Just as importantly, the Woolsey translation avoids the blunt moralizing of the other two (which I figure must have been in the original script, since it’s in two out of three translations). The other two mention an individual villain, and finish on a note of “fuck that guy,” which fees like putting the cart before the horse – it’s like a movie that starts by telling you “there will be a bad guy in this movie, and you should hate him, because he’s evil.”
Woolsey generalizes it to an unnamed plural group, and his last sentence lacks the exasperation of the other two. It’s not “how could this one guy possibly be so evil?”, it’s “have today’s rulers failed to learn the lessons of history?”, which is a much more interesting question. “Can it be that those in power are on the verge of repeating a senseless and deadly mistake?” sounds like something you could easily hear in real-life political discussion; the others sound like we’re reading someone’s story outline.
I also played FFVI (with the original translation, I think?) and I like the Slattery version best.
My problem with the Woolsey version is that it’s actually kind of awkward. The capital-M in Magic and the “re”discovery of technology that doesn’t seem to have previously existed both sound very odd to my ear. There’s also something that I can’t place about the overall structure of that paragraph which sounds off to me. It sounds like a lot of old game translations do to me, which is to say it sounds like they didn’t quite have the budget to hire a really good translator, so they settled for a mediocre one.
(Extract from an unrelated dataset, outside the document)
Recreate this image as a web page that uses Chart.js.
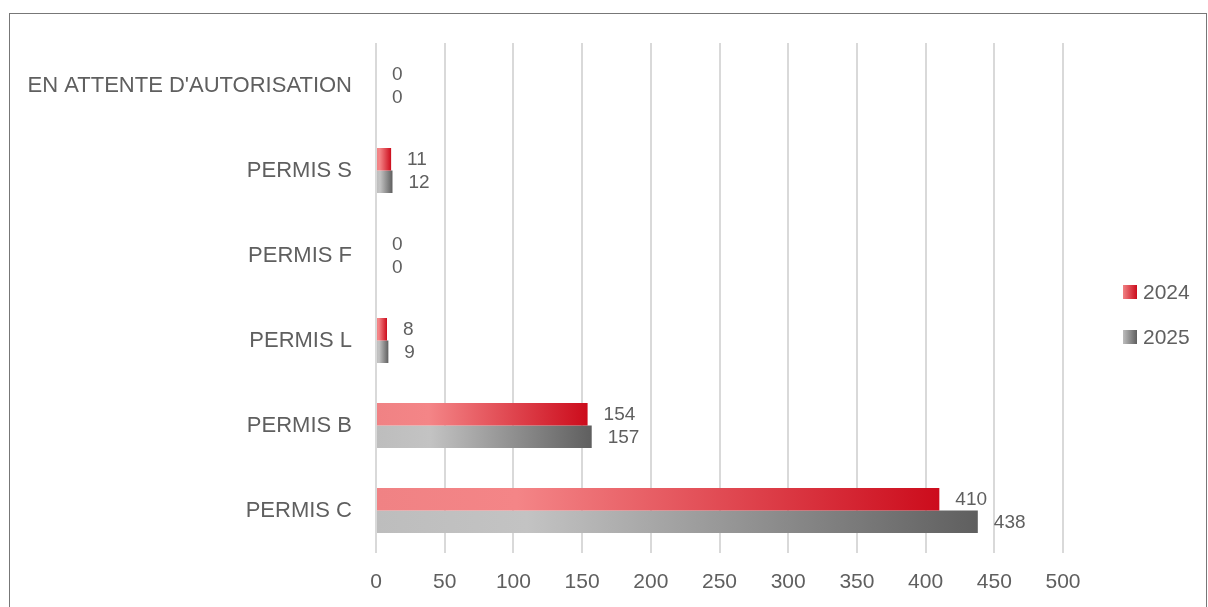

I’m okay with the moralizing based mostly what I remember from the plot. “Those in power” are literally Gehstal and maybe Kefka. There’s no other force that wants what Gehstal wants; there’s no other force that could do it if they wanted. The most important thing about a translation is that it not be misleading, and I feel that a translation that led me to think that FFVI was about anything approaching real life politics, particularly when it comes to Gehstal himself, would just not be true.Yeah, that’s true, it’s not like the rest of the story is especially subtle.
I agree about the slight awkwardness of the Woolsey version, although I think the Slattery version is still awkward by the non-video game standards. “The ancient War of the Magi… When its flames at last receded” is an odd way of introducing a subject. (Compare: “The Second World War … when it finally ended […]”).
It is indeed odd that Woolsey has “rediscovered,” especially since he was trying to economize on character count (he kept editing his script down and still getting told it was too big).
Re: the last part, I agree that the passage is talking about Gehstal – the relevant text even plays over a shot of him addressing imperial officers. But then, Gehstal himself isn’t all that big a focus in FFVI. On the third hand, Kefka is more of a focus, and it makes sense to emphasize G over K at this point because the game is doing the usual villain fake-out thing, like with President Shinra in FFVII.
On the fourth hand, though, the sheer destructiveness of magic seems even more important than these particular villains. It’s hard for me to look at FFVI and not think of nuclear weapons and the Cold War; the later parts of the game feel much like a post-nuclear-war scenario, with the strange new monsters (mutants?) running around, and the way it all happens in one catastrophic blast that affects the whole globe. And the scary thing about nukes isn’t that they might get used by an exceptionally awful ruler, it’s that they’re dangerous in the hand of the merely normally awful rulers who we take for granted on the global stage. There have been a lot of Kefkas in the past (IRL and presumably in the FFVI world too), it’s just that this one got his hands on the nuclear codes.
So “this guy is so bad, we can’t trust him with magic” seems like the wrong emphasis. Everyone is untrustworthy with nukes until proven otherwise.
Oh, hi! My ears were burning. In retrospect I really wish I’d had the sticking power to go back and translate the stuff I skipped over at the beginning, but… life happened.
Anyway here’s my thoughts, a good thirteen years later. Gosh, it’s so much easier now that I can just look up the original on flipping Youtube.
For the penultimate line, I favor “There are those who would reawaken the legendary power of magic, and with that dread destructive force, enslave the world.”
So, Woolsey’s plural indeterminate, with a dash of Slattery’s grammatical structure.
For the final line, I’d go even more general than Woolsey: “Could mankind really be on the verge of repeating such a mistake…?” I would say it’s not just ‘have today’s rulers failed to learn from history’, but ‘have today’s people failed to do so’.
I really like it for how that spreads the blame around to all the progress and industrialization of the FF6 world at the time. There’s an implicit question of whether Kefka and Geshtal are just the worst products of the entire industrial revolution. And I think that question is carried through a lot of the later game; Cid’s regret that he developed Magitek, say. Even Narshe wouldn’t have uncovered that Esper if they hadn’t been mining so deep.